The animation system tracks progress through properties like sprite.anims.currentFrame, sprite.anims.getProgress() which returns a 0-to-1 value, and sprite.anims.isPlaying which tells you whether an animation is currently active. These properties are useful for syncing game logic with animation state, such as only allowing the player to interrupt an attack animation after a certain progress threshold.

Optimize with Texture Atlases

Texture atlases improve rendering performance by reducing the number of texture bind operations the GPU performs each frame. When sprites use separate images, the renderer must switch textures between each sprite, which is an expensive GPU operation. When sprites share an atlas, the renderer can batch them into a single draw call, which is significantly faster.
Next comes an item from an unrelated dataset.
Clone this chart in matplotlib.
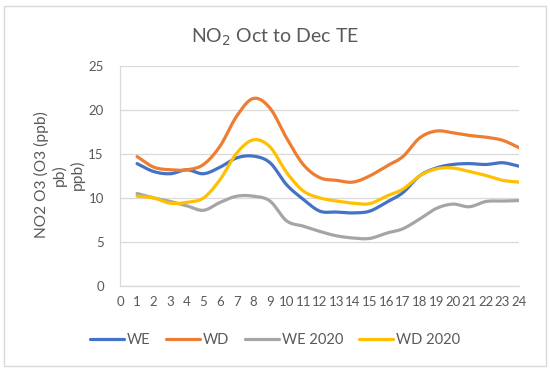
import numpy as np
import matplotlib
matplotlib.use("Agg")
import matplotlib.pyplot as plt
from matplotlib.patches import Rectangle

hours = list(range(1, 25))
we = [13.9, 13.0, 12.75, 13.2, 12.75, 13.5, 14.55, 14.75, 14.0, 11.5, 9.85, 8.5,
      8.4, 8.3, 8.5, 9.5, 10.6, 12.5, 13.4, 13.8, 13.9, 13.8, 14.0, 13.6]
wd = [14.7, 13.5, 13.2, 13.2, 13.8, 15.9, 19.3, 21.3, 20.2, 16.8, 13.8, 12.3,
      12.0, 11.8, 12.5, 13.6, 14.7, 16.8, 17.6, 17.4, 17.1, 16.9, 16.55, 15.7]
we2020 = [10.5, 10.0, 9.6, 9.1, 8.6, 9.5, 10.2, 10.2, 9.65, 7.4, 6.8, 6.2,
          5.7, 5.45, 5.4, 6.0, 6.5, 7.6, 8.8, 9.3, 9.0, 9.6, 9.65, 9.7]
wd2020 = [10.2, 10.0, 9.4, 9.5, 10.0, 12.1, 15.1, 16.6, 15.8, 12.9, 10.8, 10.0,
          9.65, 9.4, 9.35, 10.2, 11.0, 12.5, 13.3, 13.4, 13.0, 12.55, 12.0, 11.8]
series_names = ["WE", "WD", "WE 2020", "WD 2020"]
x_ticks = list(range(0, 25))
y_ticks = [0, 5, 10, 15, 20, 25]

colors = ["#4472C4", "#ED7D31", "#A5A5A5", "#FFC000"]
txt = "#595959"
plt.rcParams['font.family'] = ['Lato', 'DejaVu Sans']


def smooth(x, y, n=20):
    """Catmull-Rom rendering of the line (Excel-style smoothed line)."""
    x = np.asarray(x, float)
    y = np.asarray(y, float)
    px = np.concatenate([[2 * x[0] - x[1]], x, [2 * x[-1] - x[-2]]])
    py = np.concatenate([[2 * y[0] - y[1]], y, [2 * y[-1] - y[-2]]])
    xs, ys = [], []
    t = np.linspace(0, 1, n, endpoint=False)
    for i in range(1, len(px) - 2):
        p0, p1, p2, p3 = px[i - 1:i + 3]
        q0, q1, q2, q3 = py[i - 1:i + 3]
        for a, b0, b1, b2, b3 in ((xs, p0, p1, p2, p3), (ys, q0, q1, q2, q3)):
            a.extend(0.5 * (2 * b1 + (-b0 + b2) * t + (2 * b0 - 5 * b1 + 4 * b2 - b3) * t ** 2
                            + (-b0 + 3 * b1 - 3 * b2 + b3) * t ** 3))
    xs.append(x[-1])
    ys.append(y[-1])
    return np.array(xs), np.array(ys)


fig = plt.figure(figsize=(5.5, 3.7), dpi=100)
fig.patches.append(Rectangle((0.008, 0.012), 0.984, 0.972, transform=fig.transFigure,
                             facecolor="white", edgecolor="#D9D9D9", linewidth=1.0,
                             zorder=-10))
ax = fig.add_axes([0.219, 0.227, 0.725, 0.595])
ax.set_facecolor("none")

for vals, c, name in zip([we, wd, we2020, wd2020], colors, series_names):
    sx, sy = smooth(hours, vals)
    ax.plot(sx, sy, color=c, lw=2.3, label=name, solid_capstyle='round')

ax.set_xlim(0, 24)
ax.set_ylim(0, 25)
ax.set_xticks(x_ticks)
ax.set_xticklabels([str(v) for v in x_ticks])
ax.set_yticks(y_ticks)
ax.grid(axis='y', color="#D9D9D9", lw=0.9)
ax.set_axisbelow(True)
for s in ["top", "right"]:
    ax.spines[s].set_visible(False)
for s in ["left", "bottom"]:
    ax.spines[s].set_color("#D9D9D9")
    ax.spines[s].set_linewidth(0.9)
ax.tick_params(length=0, colors=txt, labelsize=9.5)
ax.tick_params(axis='x', pad=7)
ax.tick_params(axis='y', pad=12)

fig.text(0.5, 0.9, r"NO$_2$ Oct to Dec TE", ha='center', va='center', fontsize=14, color=txt)

for xp, s in zip([41, 59, 77], ["NO2 O3 (O3 (ppb)", "pb)", "ppb)"]):
    fig.text(xp / 550, 1 - 175 / 370, s, rotation=90, ha='center', va='center',
             fontsize=11.2, color=txt)

leg = fig.legend(loc='center', bbox_to_anchor=(0.5, 1 - 340 / 370), ncol=4, frameon=False,
                 fontsize=10.5, handlelength=2.3, columnspacing=1.1, handletextpad=0.2)
for t in leg.get_texts():
    t.set_color(txt)

fig.savefig("out.png", dpi=100)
Pack all sprites for a single scene or game phase into one atlas when possible. A typical indie game might use one atlas for the player character and common enemies, another for environment tiles and decorations, and a third for UI elements and effects. Keep each atlas under the GPU's maximum texture size, which is 4096 by 4096 on most devices and 2048 by 2048 on older mobile hardware.

TexturePacker is the industry standard tool for creating texture atlases. It arranges sprites efficiently using bin-packing algorithms, trims transparent borders to save space, and exports in Phaser's expected JSON format. The free version handles most needs, while the paid version adds features like polygon packing and multi-atlas export.

For dynamic games that load different content over time, you can load and unload atlases to manage GPU memory. Call this.textures.remove(key) to free the memory used by a texture that is no longer needed. This is important for mobile games where GPU memory is limited and loading too many textures simultaneously can cause performance degradation or crashes.